::: Material supplied

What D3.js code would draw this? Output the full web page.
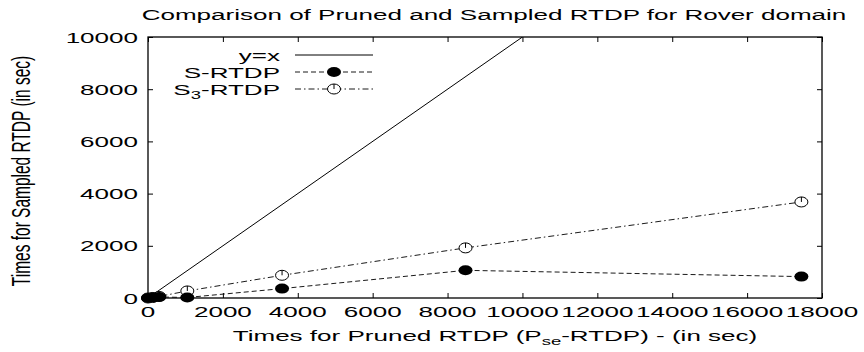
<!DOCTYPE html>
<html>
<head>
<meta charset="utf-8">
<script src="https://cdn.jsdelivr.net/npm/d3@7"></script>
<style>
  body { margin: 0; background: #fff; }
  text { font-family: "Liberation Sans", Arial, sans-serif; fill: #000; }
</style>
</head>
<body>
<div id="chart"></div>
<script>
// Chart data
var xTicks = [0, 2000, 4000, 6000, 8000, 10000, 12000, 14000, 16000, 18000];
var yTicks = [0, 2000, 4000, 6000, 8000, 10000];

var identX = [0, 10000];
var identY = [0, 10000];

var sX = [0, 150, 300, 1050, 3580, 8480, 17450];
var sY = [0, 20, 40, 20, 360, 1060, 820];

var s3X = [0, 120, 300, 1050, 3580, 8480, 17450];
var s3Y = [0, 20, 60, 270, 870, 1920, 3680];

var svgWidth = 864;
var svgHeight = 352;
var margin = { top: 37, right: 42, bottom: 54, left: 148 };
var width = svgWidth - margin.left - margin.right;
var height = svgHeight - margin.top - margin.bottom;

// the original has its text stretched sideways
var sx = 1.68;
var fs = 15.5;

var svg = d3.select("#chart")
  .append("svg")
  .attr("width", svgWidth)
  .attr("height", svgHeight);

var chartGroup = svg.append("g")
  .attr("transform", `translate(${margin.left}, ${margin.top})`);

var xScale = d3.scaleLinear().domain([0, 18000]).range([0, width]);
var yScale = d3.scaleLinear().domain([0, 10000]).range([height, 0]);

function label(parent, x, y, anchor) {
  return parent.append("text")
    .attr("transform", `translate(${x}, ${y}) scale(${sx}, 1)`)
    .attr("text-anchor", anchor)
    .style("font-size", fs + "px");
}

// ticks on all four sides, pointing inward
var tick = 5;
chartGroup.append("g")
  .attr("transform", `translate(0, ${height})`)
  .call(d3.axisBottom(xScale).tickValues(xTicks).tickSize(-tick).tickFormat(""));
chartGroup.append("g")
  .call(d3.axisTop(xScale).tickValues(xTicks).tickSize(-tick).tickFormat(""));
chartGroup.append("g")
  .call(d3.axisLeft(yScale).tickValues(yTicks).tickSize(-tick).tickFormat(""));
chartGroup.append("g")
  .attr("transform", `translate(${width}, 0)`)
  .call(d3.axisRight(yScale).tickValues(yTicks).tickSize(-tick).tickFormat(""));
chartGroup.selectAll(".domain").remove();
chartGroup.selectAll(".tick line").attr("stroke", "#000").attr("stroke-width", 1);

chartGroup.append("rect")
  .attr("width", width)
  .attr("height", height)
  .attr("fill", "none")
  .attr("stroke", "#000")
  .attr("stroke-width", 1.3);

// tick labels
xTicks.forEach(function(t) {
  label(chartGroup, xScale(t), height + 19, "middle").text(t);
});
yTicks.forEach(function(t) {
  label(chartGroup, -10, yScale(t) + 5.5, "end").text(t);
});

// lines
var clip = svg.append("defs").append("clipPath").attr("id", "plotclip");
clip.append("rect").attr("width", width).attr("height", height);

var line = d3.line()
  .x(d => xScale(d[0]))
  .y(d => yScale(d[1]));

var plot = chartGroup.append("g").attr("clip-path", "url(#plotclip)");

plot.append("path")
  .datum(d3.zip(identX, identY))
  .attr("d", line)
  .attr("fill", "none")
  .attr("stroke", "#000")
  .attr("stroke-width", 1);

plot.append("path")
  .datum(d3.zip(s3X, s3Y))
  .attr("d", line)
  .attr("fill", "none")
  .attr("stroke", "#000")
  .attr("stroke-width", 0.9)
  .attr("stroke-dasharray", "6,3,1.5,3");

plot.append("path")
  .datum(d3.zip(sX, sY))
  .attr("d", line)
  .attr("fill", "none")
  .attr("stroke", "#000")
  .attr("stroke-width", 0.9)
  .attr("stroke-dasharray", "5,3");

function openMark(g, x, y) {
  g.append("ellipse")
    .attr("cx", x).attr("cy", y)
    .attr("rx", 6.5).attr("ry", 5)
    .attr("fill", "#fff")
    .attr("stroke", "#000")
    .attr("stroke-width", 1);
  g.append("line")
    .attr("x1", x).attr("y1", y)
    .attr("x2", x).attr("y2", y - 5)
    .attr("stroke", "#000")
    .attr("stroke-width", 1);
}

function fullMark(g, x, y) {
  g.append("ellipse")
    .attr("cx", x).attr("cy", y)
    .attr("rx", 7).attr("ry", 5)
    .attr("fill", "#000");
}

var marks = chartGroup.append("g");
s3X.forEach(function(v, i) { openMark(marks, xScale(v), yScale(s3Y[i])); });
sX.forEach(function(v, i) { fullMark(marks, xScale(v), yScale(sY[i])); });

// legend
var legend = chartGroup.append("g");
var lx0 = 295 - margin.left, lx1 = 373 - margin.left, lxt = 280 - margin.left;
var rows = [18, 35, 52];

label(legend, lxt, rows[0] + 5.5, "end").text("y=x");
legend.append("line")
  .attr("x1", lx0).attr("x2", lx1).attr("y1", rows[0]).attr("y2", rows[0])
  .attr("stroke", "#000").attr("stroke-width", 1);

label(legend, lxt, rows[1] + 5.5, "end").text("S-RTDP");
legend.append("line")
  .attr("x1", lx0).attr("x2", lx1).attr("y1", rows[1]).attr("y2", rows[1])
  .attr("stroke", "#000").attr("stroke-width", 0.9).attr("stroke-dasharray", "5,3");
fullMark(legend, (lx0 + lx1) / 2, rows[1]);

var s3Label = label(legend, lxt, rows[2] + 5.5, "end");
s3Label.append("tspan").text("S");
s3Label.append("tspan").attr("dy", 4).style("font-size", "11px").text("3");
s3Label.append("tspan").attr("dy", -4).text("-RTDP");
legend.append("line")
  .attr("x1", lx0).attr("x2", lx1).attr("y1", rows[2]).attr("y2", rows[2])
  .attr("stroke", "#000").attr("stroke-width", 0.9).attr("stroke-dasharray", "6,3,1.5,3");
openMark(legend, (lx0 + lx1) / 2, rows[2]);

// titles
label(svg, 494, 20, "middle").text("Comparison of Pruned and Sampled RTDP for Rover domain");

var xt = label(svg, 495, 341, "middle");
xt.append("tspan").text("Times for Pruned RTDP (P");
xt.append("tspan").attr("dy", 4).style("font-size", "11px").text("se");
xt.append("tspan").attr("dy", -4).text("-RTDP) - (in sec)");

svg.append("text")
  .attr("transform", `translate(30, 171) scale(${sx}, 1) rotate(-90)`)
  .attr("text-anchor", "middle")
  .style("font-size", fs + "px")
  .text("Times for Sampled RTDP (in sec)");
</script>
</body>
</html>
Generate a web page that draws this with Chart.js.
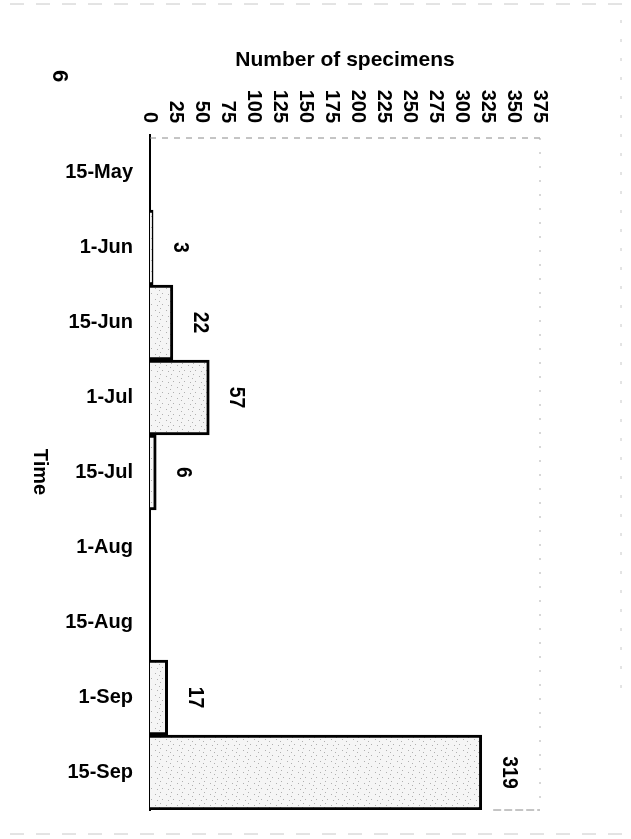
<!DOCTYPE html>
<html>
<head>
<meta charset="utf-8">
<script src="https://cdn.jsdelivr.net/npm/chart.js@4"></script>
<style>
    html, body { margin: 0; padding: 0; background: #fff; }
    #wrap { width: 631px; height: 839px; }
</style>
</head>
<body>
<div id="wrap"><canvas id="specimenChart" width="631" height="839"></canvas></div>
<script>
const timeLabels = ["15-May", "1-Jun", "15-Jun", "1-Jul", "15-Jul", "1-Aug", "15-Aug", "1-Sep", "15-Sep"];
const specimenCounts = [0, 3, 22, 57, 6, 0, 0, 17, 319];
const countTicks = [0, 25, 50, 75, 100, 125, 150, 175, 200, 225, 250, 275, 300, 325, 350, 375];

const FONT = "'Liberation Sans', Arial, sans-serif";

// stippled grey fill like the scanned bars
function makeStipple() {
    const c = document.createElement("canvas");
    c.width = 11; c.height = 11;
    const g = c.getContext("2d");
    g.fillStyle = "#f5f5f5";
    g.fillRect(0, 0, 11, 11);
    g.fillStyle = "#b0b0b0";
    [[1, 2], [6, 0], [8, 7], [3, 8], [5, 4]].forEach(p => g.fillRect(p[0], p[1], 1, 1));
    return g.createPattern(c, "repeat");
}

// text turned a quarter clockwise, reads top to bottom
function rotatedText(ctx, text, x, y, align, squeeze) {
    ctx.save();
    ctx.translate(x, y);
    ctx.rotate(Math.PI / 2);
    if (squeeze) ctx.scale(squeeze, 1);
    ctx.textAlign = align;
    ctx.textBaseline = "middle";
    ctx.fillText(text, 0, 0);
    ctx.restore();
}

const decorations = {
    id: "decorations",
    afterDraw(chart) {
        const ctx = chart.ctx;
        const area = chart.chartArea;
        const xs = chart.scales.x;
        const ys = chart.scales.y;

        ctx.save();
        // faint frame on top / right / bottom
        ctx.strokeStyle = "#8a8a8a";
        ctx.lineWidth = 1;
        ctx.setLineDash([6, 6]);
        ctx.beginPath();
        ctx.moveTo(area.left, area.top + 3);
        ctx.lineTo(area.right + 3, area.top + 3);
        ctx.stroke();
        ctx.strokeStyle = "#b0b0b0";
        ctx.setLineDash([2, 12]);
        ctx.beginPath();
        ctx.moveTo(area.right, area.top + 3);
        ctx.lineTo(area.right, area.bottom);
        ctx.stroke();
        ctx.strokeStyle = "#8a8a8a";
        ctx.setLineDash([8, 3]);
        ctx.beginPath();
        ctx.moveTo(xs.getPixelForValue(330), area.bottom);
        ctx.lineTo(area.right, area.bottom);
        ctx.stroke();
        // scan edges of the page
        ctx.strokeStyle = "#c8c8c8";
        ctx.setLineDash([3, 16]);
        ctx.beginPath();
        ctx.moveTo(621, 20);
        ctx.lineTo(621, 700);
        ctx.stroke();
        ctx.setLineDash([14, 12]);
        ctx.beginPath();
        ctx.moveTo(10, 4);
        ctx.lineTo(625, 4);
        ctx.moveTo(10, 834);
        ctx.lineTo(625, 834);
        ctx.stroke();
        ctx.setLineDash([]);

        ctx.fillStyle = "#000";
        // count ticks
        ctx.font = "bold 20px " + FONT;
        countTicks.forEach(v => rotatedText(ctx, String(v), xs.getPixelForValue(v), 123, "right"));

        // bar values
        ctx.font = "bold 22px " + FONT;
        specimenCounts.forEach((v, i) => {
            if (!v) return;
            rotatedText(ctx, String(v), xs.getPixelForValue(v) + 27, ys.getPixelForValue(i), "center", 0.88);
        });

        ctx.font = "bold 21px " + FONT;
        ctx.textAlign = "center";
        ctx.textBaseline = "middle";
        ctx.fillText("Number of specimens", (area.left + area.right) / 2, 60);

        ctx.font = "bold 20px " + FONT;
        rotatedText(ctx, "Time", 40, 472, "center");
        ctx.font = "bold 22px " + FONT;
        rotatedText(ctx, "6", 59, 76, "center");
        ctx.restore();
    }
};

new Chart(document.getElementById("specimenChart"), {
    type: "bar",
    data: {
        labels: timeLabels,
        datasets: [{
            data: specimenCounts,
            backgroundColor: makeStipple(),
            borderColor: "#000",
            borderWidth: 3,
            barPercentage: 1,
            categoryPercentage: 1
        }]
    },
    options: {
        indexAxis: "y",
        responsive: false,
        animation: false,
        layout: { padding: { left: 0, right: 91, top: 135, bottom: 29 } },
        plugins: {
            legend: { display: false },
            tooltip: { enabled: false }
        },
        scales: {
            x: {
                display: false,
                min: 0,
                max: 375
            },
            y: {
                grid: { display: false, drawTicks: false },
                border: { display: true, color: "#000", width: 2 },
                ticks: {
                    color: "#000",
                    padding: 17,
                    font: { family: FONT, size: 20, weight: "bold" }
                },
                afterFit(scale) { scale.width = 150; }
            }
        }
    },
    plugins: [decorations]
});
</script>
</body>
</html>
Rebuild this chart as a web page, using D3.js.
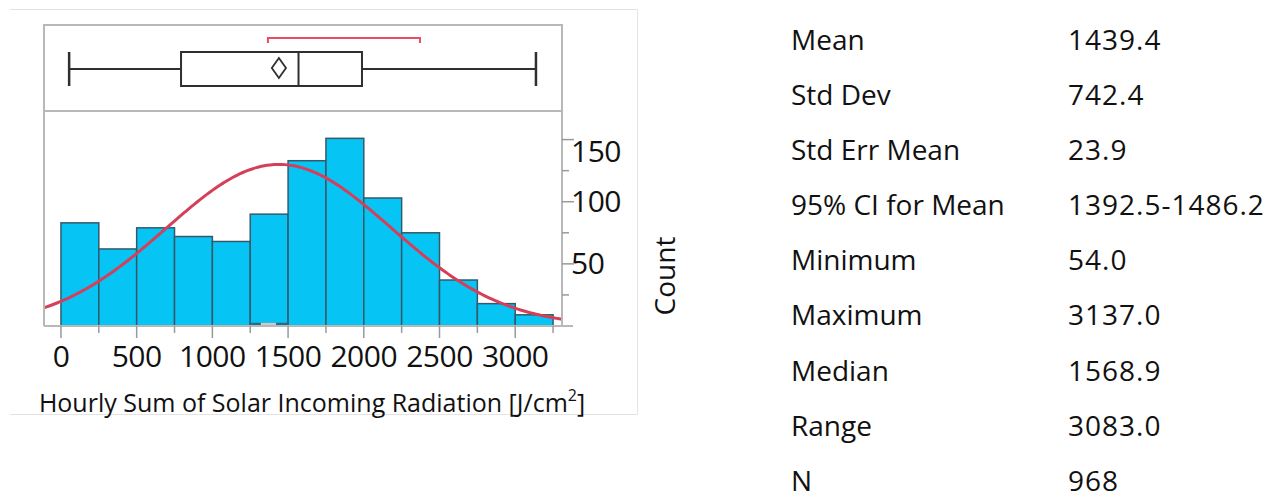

::::::

:: Description of the task ::
Both the line containing "Generate a web" and the line containing "const ys = chart.scales.y;" belong in the copy, along with every line between them. Reproduce that stretch exactly, without the pictures.

:: Completed task ::
Generate a web page that draws this with Chart.js.
<!DOCTYPE html>
<html>
<head>
<meta charset="utf-8">
<script src="https://cdn.jsdelivr.net/npm/chart.js@4"></script>
<style>
    html, body { margin: 0; padding: 0; background: #fff; }
    #wrap { width: 631px; height: 839px; }
</style>
</head>
<body>
<div id="wrap"><canvas id="specimenChart" width="631" height="839"></canvas></div>
<script>
const timeLabels = ["15-May", "1-Jun", "15-Jun", "1-Jul", "15-Jul", "1-Aug", "15-Aug", "1-Sep", "15-Sep"];
const specimenCounts = [0, 3, 22, 57, 6, 0, 0, 17, 319];
const countTicks = [0, 25, 50, 75, 100, 125, 150, 175, 200, 225, 250, 275, 300, 325, 350, 375];

const FONT = "'Liberation Sans', Arial, sans-serif";

// stippled grey fill like the scanned bars
function makeStipple() {
    const c = document.createElement("canvas");
    c.width = 11; c.height = 11;
    const g = c.getContext("2d");
    g.fillStyle = "#f5f5f5";
    g.fillRect(0, 0, 11, 11);
    g.fillStyle = "#b0b0b0";
    [[1, 2], [6, 0], [8, 7], [3, 8], [5, 4]].forEach(p => g.fillRect(p[0], p[1], 1, 1));
    return g.createPattern(c, "repeat");
}

// text turned a quarter clockwise, reads top to bottom
function rotatedText(ctx, text, x, y, align, squeeze) {
    ctx.save();
    ctx.translate(x, y);
    ctx.rotate(Math.PI / 2);
    if (squeeze) ctx.scale(squeeze, 1);
    ctx.textAlign = align;
    ctx.textBaseline = "middle";
    ctx.fillText(text, 0, 0);
    ctx.restore();
}

const decorations = {
    id: "decorations",
    afterDraw(chart) {
        const ctx = chart.ctx;
        const area = chart.chartArea;
        const xs = chart.scales.x;
        const ys = chart.scales.y;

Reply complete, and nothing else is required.